If the title of the movie sounds familiar to you, you have likely seen its Swedish original version “A Man Called Ove” (2015), which is based on the novel of the same name by Fredrik Backman. David Magee’s screenplay surely changes many things in the original film as transferring the story and characters to a suburban area in Pittsburgh, Pennsylvania, but it is mostly faithful to the Swedish version on the whole, and Magee and Forster did a mostly adequate job of balancing their movie well between comedy and drama.
At the beginning, the movie succinctly establishes the melancholic daily life of Otto Anderson, Hanks’ grumpy lead character. Since he lost his dear wife several years ago, this old dude has lived alone in his suburban house without interacting much with his neighbors including a guy who was once his best friend, and he also becomes more tired of living than before. During the opening scene unfolded in a local supermarket, he purchases a piece of rope for hanging himself later, but he only finds himself arguing a lot with an employee due to a silly trivial matter involved with the price of the rope.
When Otto is about to hang himself in his residence, something comes to distract him at the last minute. A Latino woman named Marisol (Mariana Treviño) and her family happen to be moving into a residence right across from his residence, and he cannot help but notice how clumsy Marisol and her husband handle their moving process. Fortunately, Otto’s suicide attempt is failed at the same time, and he promptly goes outside for taking care of the matter for himself.

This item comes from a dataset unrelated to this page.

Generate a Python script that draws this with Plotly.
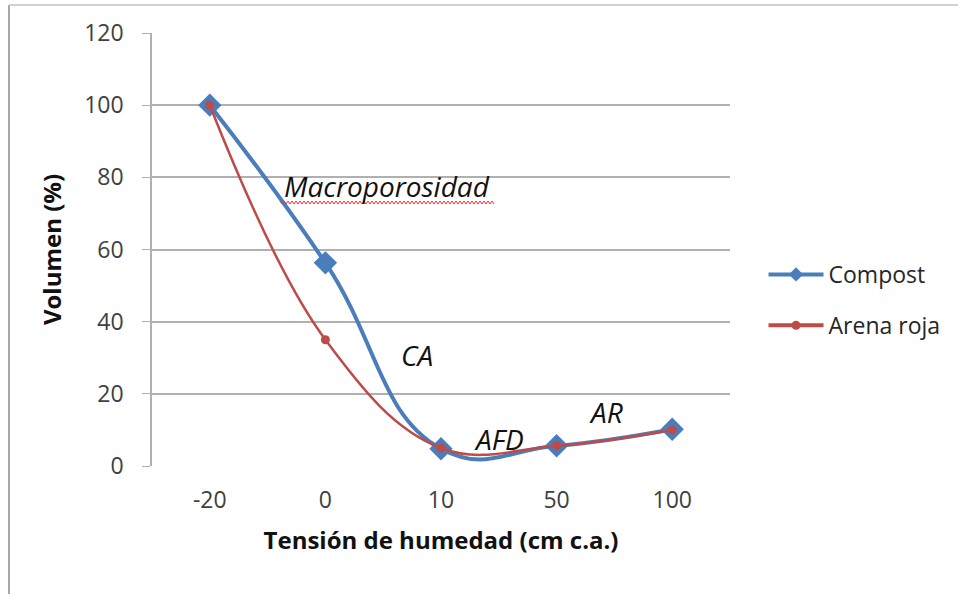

Quite grateful to Otto’s little help, Marisol begins to approach closer to Otto as a good neighbor, and that certainly annoys Otto a lot. As he comes to interact more with her than expected, he gets involved more with Marisol and her family, and there is a darkly amusing moment when his another suicide attempt is aborted again by Marisol.
Of course, Otto gradually opens himself more to not only Marisol but also several others in his neighborhood and a certain scene-stealing stray cat, and we also get to know more about Otto’s life via a series of flashback scenes. We see how young Otto, played by Truman Hanks (He is one of Hanks’ sons, by the way), instantly fell in love with a young pretty woman who would eventually become his wife. We see how Otto’s friendship with that guy was developed and then broken due to a rather petty reason. And we see how Otto’s wife was the light of his life throughout their married life – especially after one devastating accident which smashed their simple wish forever.
As his character slowly comes out of his sullen exterior, Hanks exudes more gentle humanity as you can expect from him, and he is also supported well by a number of good performers to watch. While Mariana Treviño brings a considerable amount of warmth and spirit to her character, Cameron Britton, who has been more notable since his chilling appearance in Netflix drama series “Mindhunter”, and Manuel Garcia-Rulfo are also solid in their respective comic supporting roles, and the special mention goes to Mack Bayda, a male transgender actor who holds his own little place well in the film.
On the whole, “A Man Called Otto” is not exactly necessary in addition to being one or two steps below the Swedish original version, but it is a mostly solid remake at least. I still prefer the drier sense of humor in the Swedish original version, but this remake version does have some merit even though Hanks’ less-than-perfect acting can be an acquired taste for some of you. Yes, I can think of a bunch of other notable actors who can be more natural in playing gruff (How about Bill Camp or Tracey Letts, for example?), but he did try, and I appreciate that at least.